Gustavo Adolfo, con l’appoggio dei principi di Brandeburgo, Sassonia, Assia-Kassel e Brema, iniziò la propria avanzata riportando una prima vittoria a Breitenfeld (settembre 1631) e nell’aprile successivo nei pressi del fiume Lech. In questa battaglia il generale Tilly perse la vita e con la sua morte l’imperatore Ferdinando II fu costretto a richiamare il Wallenstein (precedentemente licenziato per le gelosie dei principi tedeschi) che, riorganizzato il suo esercito, affrontò gli svedesi nella battaglia di Lützen. Lo scontro terminò con la vittoria degli svedesi e la morte del loro re, Gustavo Adolfo. Il Wallenstein, accusato di non riuscire più a vincere sul campo di battaglia, fu destituito dall’Imperatore e, sospettato di essere passato al campo avversario per aver promosso negoziati di pace, fu assassinato (25 febbraio 1634) nella fortezza di Eger, dai suoi stessi ufficiali.

Il 6 settembre 1634 a Nordlingen l’esercito svedese, allo sbando dopo la morte di Gustavo Adolfo, subì una dura sconfitta da parte delle truppe imperiali rafforzate da cospicui contingenti di truppe spagnole, ed iniziò la sua ritirata in patria mentre i principi protestanti di Sassonia e Brandeburgo sottoscrissero la Pace di Praga (aprile 1635).

La nuova vittoria imperiale spinse la Francia a venire allo scoperto: il conflitto si trasformò da scontro confessionale a lotta politica per l’egemonia europea. Inizia l’ultima fase della Guerra dei Trent’anni: il periodo francese (1635-1648).
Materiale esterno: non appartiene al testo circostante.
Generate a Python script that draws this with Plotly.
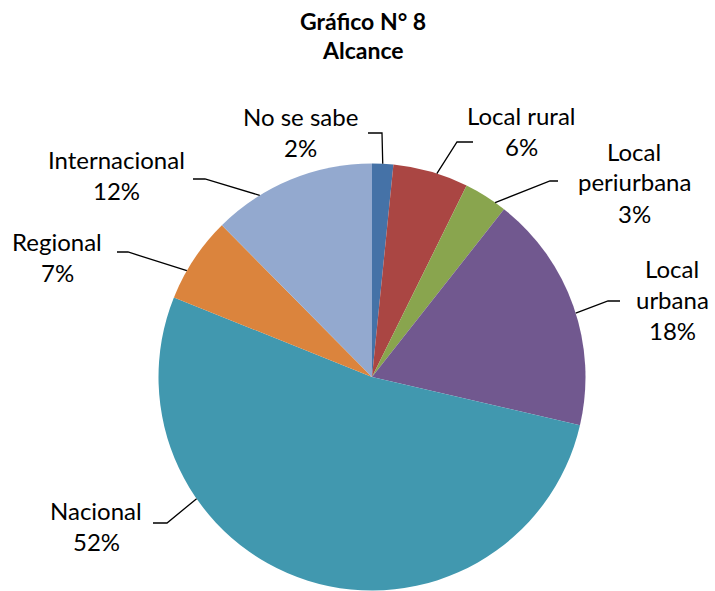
import math
import plotly.graph_objects as go

# ---- data ----
categories = ["No se sabe", "Local rural", "Local periurbana", "Local urbana",
              "Nacional", "Regional", "Internacional"]
label_lines = [["No se sabe"], ["Local rural"], ["Local", "periurbana"], ["Local", "urbana"],
               ["Nacional"], ["Regional"], ["Internacional"]]
values = [1.6, 5.7, 3.3, 18.0, 52.4, 6.5, 12.4]
colors = ["#4572A7", "#AA4643", "#89A54E", "#71588F", "#4198AF", "#DB843D", "#93A9CF"]

# ---- layout / style ----
W, H = 715, 591
FONT = "Lato"
FS = 24
TFS = 23
LINE_GAP = 31
cx_px, cy_px, r_px = 372, 377, 213.5
dom_x = [(cx_px - r_px) / W, (cx_px + r_px) / W]
dom_y = [1 - (cy_px + r_px) / H, 1 - (cy_px - r_px) / H]

# label block centres (px), leader start & elbow (px), attach fraction inside slice
label_center = [(300, 132), (521, 131), (634, 182), (672, 299), (96, 526), (57, 257), (116, 175)]
leader_start = [(368, 133), (473, 142), (558, 181), (620, 301), (153, 523), (117, 252), (193, 179)]
leader_elbow = [(382, 133), (457, 142), (550, 181), (608, 301), (167, 523), (128, 252), (205, 179)]
attach_frac = [0.5, 0.58, 0.75, 0.53, 0.70, 0.34, 0.29]


def px(x):
    return x / W


def py(y):
    return 1 - y / H


fig = go.Figure(go.Pie(
    values=values, labels=categories, sort=False, direction="clockwise", rotation=0,
    marker=dict(colors=colors, line=dict(width=0)), textinfo="none",
    hovertemplate="%{label}: %{percent:.0%}<extra></extra>",
    domain=dict(x=dom_x, y=dom_y), showlegend=False,
))

total = sum(values)
cum = 0.0
shapes = []
annotations = []
for i, v in enumerate(values):
    a0 = cum / total * 360
    cum += v
    a1 = cum / total * 360
    ang = math.radians(a0 + (a1 - a0) * attach_frac[i])
    ex = cx_px + r_px * math.sin(ang)
    ey = cy_px - r_px * math.cos(ang)
    (sx, sy), (bx, by) = leader_start[i], leader_elbow[i]
    shapes.append(dict(
        type="path", xref="paper", yref="paper",
        path=f"M {px(sx)} {py(sy)} L {px(bx)} {py(by)} L {px(ex)} {py(ey)}",
        line=dict(color="black", width=1.3),
    ))
    pct = f"{round(v / total * 100)}%"
    lines = label_lines[i] + [pct]
    lx, ly = label_center[i]
    n = len(lines)
    for k, t in enumerate(lines):
        yk = ly + (k - (n - 1) / 2) * LINE_GAP
        annotations.append(dict(
            text=t, x=px(lx), y=py(yk), xref="paper", yref="paper",
            xanchor="center", yanchor="middle", showarrow=False,
            font=dict(family=FONT, size=FS, color="black"),
        ))

for t, y in [("<b>Gráfico N° 8</b>", 21), ("<b>Alcance</b>", 50)]:
    annotations.append(dict(
        text=t, x=px(363), y=py(y), xref="paper", yref="paper",
        xanchor="center", yanchor="middle", showarrow=False,
        font=dict(family=FONT, size=TFS, color="black"),
    ))

fig.update_layout(
    width=W, height=H, margin=dict(l=0, r=0, t=0, b=0),
    paper_bgcolor="white", plot_bgcolor="white",
    shapes=shapes, annotations=annotations,
)
fig.write_html("out.html", config={"displayModeBar": False},
               post_script="document.body.style.margin='0';document.body.style.overflow='hidden';")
Ferdinando II dichiarò guerra alla Francia di Richelieu, sostenitrice di tutti i precedenti tentativi antiasburgici, che si alleò con la Svezia e con vari principi protestanti tedeschi nonché con Olanda, Savoia, Venezia, Ungheria e Transilvania. La prima fase, segnata da diverse sconfitte e difficoltà militari anche a causa della poca compattezza dell’alleanza antiasburgica, durò all’incirca fino al 1641. Solo dopo la morte di Richelieu e l’ascesa del cardinale Mazzarino (1642), i francesi iniziarono ad avere la meglio sugli avversari: nel 1643 vinsero sugli spagnoli a Rocroi. L’anno dopo, sulle truppe bavaresi ed austriache a Friburgo (agosto 1644) e a Nördlingen (agosto 1645). A seguito di questi eventi, ebbero inizio dei negoziati di pace che, per molto tempo, rimasero infruttuosi; fu solo dopo una definitiva sconfitta dell’esercito austro-bavarese nel maggio 1648, i successivi assedi di Praga e Monaco, la vittoria francese di Lens (agosto 1648) e la minaccia di un possibile attacco a Vienna che l’imperatore Ferdinando III (succeduto a Ferdinando II) accettò le condizioni dettate dai vincitori firmando la Pace di Westfalia (24 ottobre 1648). Con la firma dei trattati di pace, gli Asburgo rinunciarono ai loro desideri di egemonia in Europa, ma la lotta per il potere continuava tra Francia e Spagna (il conflitto cessò solo nel 1659 con la Pace dei Pirenei).

Le conseguenze della guerra furono considerevoli sotto vari profili: sul piano demografico si ebbe un calo della popolazione tedesca del 15 – 20% e si ritiene che non furono gli eventi bellici di per sé a provocare perdite ingenti in termini di vite umane, ma la mancanza cronica di vettovaglie e il diffondersi ripetuto di epidemie. Sul piano economico i saccheggi, i furti e le distruzioni indiscriminate provocarono un impoverimento generale accentuato dall’incremento delle tasse introdotte dai vari stati per il mantenimento degli eserciti, mercenari e non. Dal punto di vista politico gli effetti furono molteplici poiché la guerra sancì la frammentazione della Germania in stati di fatto indipendenti (l’unificazione della Germania si avrà solo nel 1871); l’affermazione dell’egemonia francese a discapito della Spagna (costretta a combattere su più fronti e a dover riconoscere l’indipendenza dell’Olanda e del Portogallo); il predominio della Svezia nell’Europa del nord. La Guerra dei Trent’anni è da considerarsi l’ultima grande guerra “di religione” combattuta sul suolo europeo e con la Pace di Westfalia sancì l’affermarsi del concetto di Stato Sovrano.